Yours truly, G.K. Chesterton
We should not be surprised that man has a capacity for extremely evil acts. And we should never forget this. When you hear people confused and wondering how anyone could blow up strangers and shoot a cop in cold blood, don't be tempted to excuse the capacity for evil away.
"Without the knowledge Revelation gives of God we cannot recognize sin clearly and are tempted to explain it as merely a developmental flaw, a psychological weakness, a mistake, or the necessary consequence of an inadequate social structure, etc. Only in the knowledge of God's plan for man can we grasp that sin is an abuse of the freedom that God gives to created persons so that they are capable of loving him and loving one another." (CCC 387)
These are not just evil acts. This is sin. And sin implies a nuanced understanding of man. Sin implies free will. If Dzhokhar and Tamerlan Tsarnaev were truly free in choosing to sin against God and commit such violence, and I also posses free will, then I am also capable of committing gravely mortal sins.
As odd as it sounds, when we buy into the disbelief of man's capacity for evil, we are only feeding a nihilistic worldview that sees man as merely a sum total of his given genetic qualities plus his circumstances.
This is not the Catholic worldview. And when this worldview is drawn out to its conclusion, the bombings shouldn't be a surprise at all. Viktor Frankl knew this well:
"If we present man with a concept of man which is not true, we may well corrupt him. When we present him as an automaton of reflexes, as a mind machine, as a bundle of instinct, as a pawn of drive and reactions, as a mere product of heredity and environment, we feed the nihilism to which modern man is, in any case, prone.
I became acquainted with the last stage of corruption in my second concentration camp, Auschwitz. The gas chambers of Auschwitz were the ultimate consequence of the theory that man is nothing but the product of heredity and environment - or, as the Nazis liked to say, "of blood and soil."

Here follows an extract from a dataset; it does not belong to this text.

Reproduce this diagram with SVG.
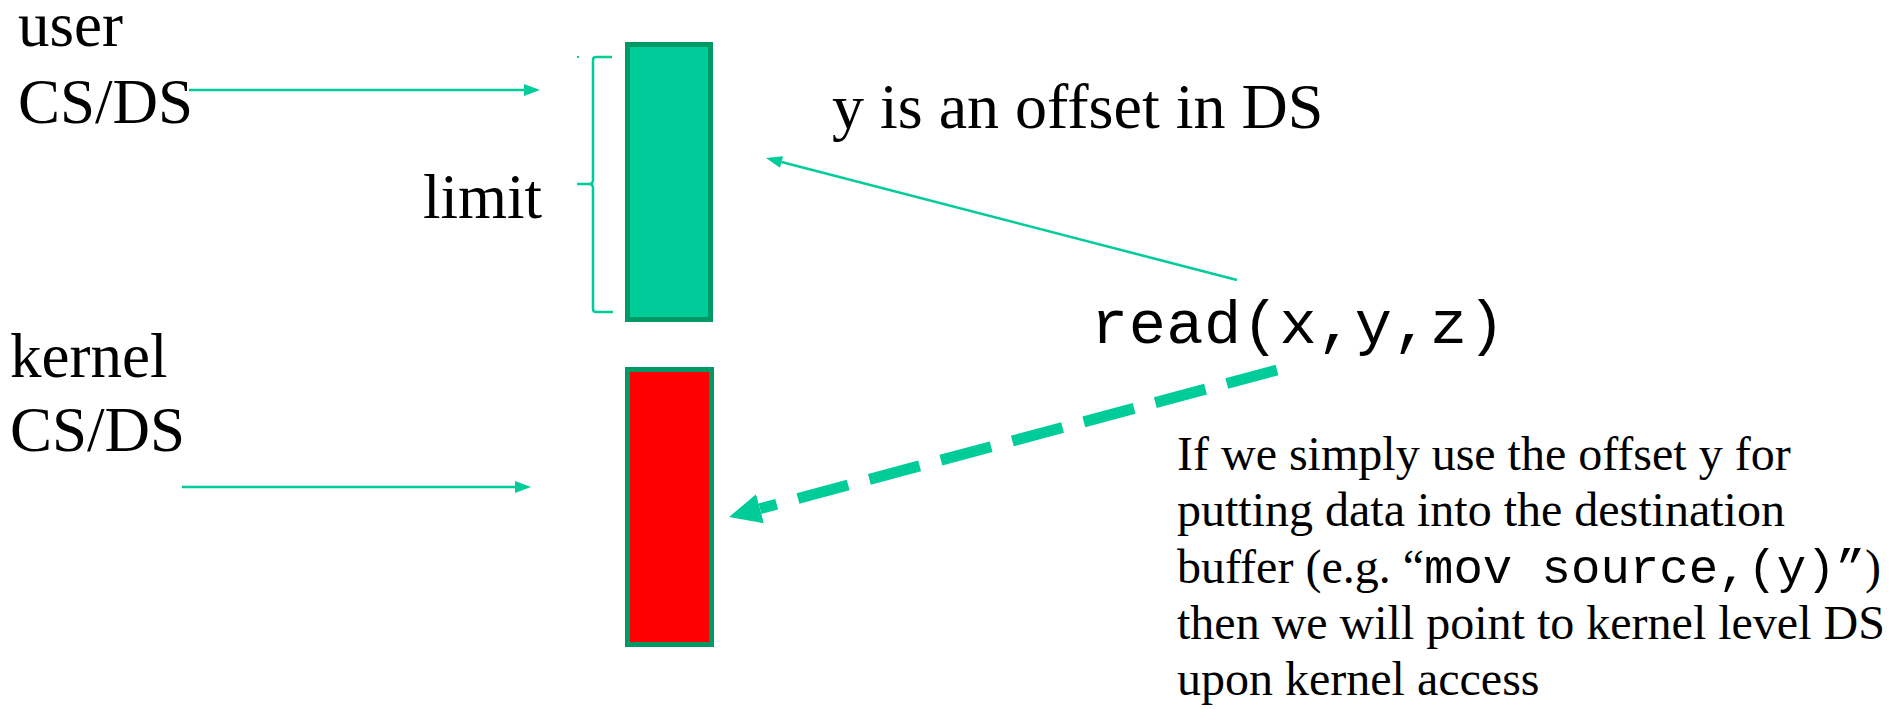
<svg xmlns="http://www.w3.org/2000/svg" width="1892" height="709" viewBox="0 0 1892 709">
<style>
.serif{font-family:"Liberation Serif","Times New Roman",serif;fill:#000}
.big{font-size:63px}
.para{font-size:48px}
.mono{font-family:"Liberation Mono","DejaVu Sans Mono",monospace}
.thin{stroke:#00CC99;stroke-width:2.5;fill:none}
.dash{stroke:#00CC99;stroke-width:11;fill:none;stroke-dasharray:52 22}
.bracket{stroke:#00CC99;stroke-width:2.5;fill:none}
</style>
<defs>
<marker id="ah" markerUnits="userSpaceOnUse" markerWidth="20" markerHeight="16" viewBox="0 -8 18 16" refX="0" refY="0" orient="auto">
<path d="M0,-6 L16,0 L0,6 Z" fill="#00CC99"/>
</marker>
<marker id="ahBig" markerUnits="userSpaceOnUse" markerWidth="36" markerHeight="34" viewBox="0 -17 36 34" refX="0" refY="0" orient="auto">
<path d="M0,-15 L32,0 L0,15 Z" fill="#00CC99"/>
</marker>
</defs>
<rect width="1892" height="709" fill="#fff"/>
<g id="user-segment">
<rect x="627.5" y="44.5" width="83" height="275" fill="#00CC99" stroke="#009966" stroke-width="5"/>
</g>
<g id="kernel-segment">
<rect x="627.5" y="369.5" width="84" height="275" fill="#FF0000" stroke="#009966" stroke-width="5"/>
</g>
<g id="limit-bracket">
<path class="bracket" d="M612,57 H596 Q593,57 593,60 V180 Q593,184 589,184 H577 M589,184 Q593,184 593,188 V309 Q593,312 596,312 H613"/>
<rect x="577" y="56" width="2" height="2" fill="#00CC99"/>
<text class="serif big" x="423" y="218">limit</text>
</g>
<g id="user-label">
<text class="serif big" x="18" y="46">user</text>
<text class="serif big" x="18" y="123">CS/DS</text>
</g>
<g id="kernel-label">
<text class="serif big" x="10" y="377">kernel</text>
<text class="serif big" x="10" y="451">CS/DS</text>
</g>
<g id="offset-label">
<text class="serif" font-size="64" x="832" y="128">y is an offset in DS</text>
</g>
<g id="read-call">
<text class="mono" font-size="62" x="1091" y="343" textLength="414" lengthAdjust="spacing">read(x,y,z)</text>
</g>
<g id="note">
<text class="serif para" x="1177" y="470">If we simply use the offset y for</text>
<text class="serif para" x="1177" y="526">putting data into the destination</text>
<text class="serif para" x="1177" y="583">buffer (e.g. “<tspan class="mono" font-size="49">mov source,(y)”</tspan>)</text>
<text class="serif para" x="1177" y="639">then we will point to kernel level DS</text>
<text class="serif para" x="1177" y="695">upon kernel access</text>
</g>
<g id="connectors">
<line class="thin" x1="189" y1="90" x2="524" y2="90" marker-end="url(#ah)"/>
<line class="thin" x1="182" y1="487" x2="515" y2="487" marker-end="url(#ah)"/>
<line class="thin" x1="1237" y1="280" x2="781.5" y2="162" marker-end="url(#ah)"/>
<line class="dash" x1="1277" y1="370" x2="760" y2="508.7" marker-end="url(#ahBig)"/>
</g>
</svg>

I am absolutely convinced that the gas chambers of Auschwitz, Trblinka, and Maidanek were ultimately prepared not in some ministry or other in Berlin, but rather at the desks and in lecture halls of nihilistic scientists and philosophers."
Fulton Sheen once during the opening of a speech he gave at a National Prayer Breakfast meeting looked at the President of the United States, pointed, and said "Mr. President, you are a sinner."
He then proceeded to point to himself and say "I am a sinner. We are all sinners."
Do not forget that the greatest moral evil ever committed - the murder of God's only son, caused by the sins of all men - was carried out by masses of ordinary, average people. And the sins that caused this death have our names on them.
When faced with the sobering reality of man's capacity for evil, we mustn't turn away ashamed and detached. Certainly this is not Christ's response to our evil. We must recognize it as an event calling us to greater reliance on God's grace to become who we were created to be, which is a perilous and fragile journey.
Sin is an offense against God, and it is an offense against who we are created to be. This is different than calling it merely an evil act. Sin exists because we posses free will, and can freely choose evil instead of good. I can freely choose evil. Intense and grave evil.
G.K. Chesterton once pointed out that "[t]here are many, many angles at which one can fall but only one angle at which one can stand straight."
And when you hear of Boston Bombings and evil committed by men, pray for the souls of those guilty, pray for the victims, and pray for God's grace.
"There but for the grace of God, go I."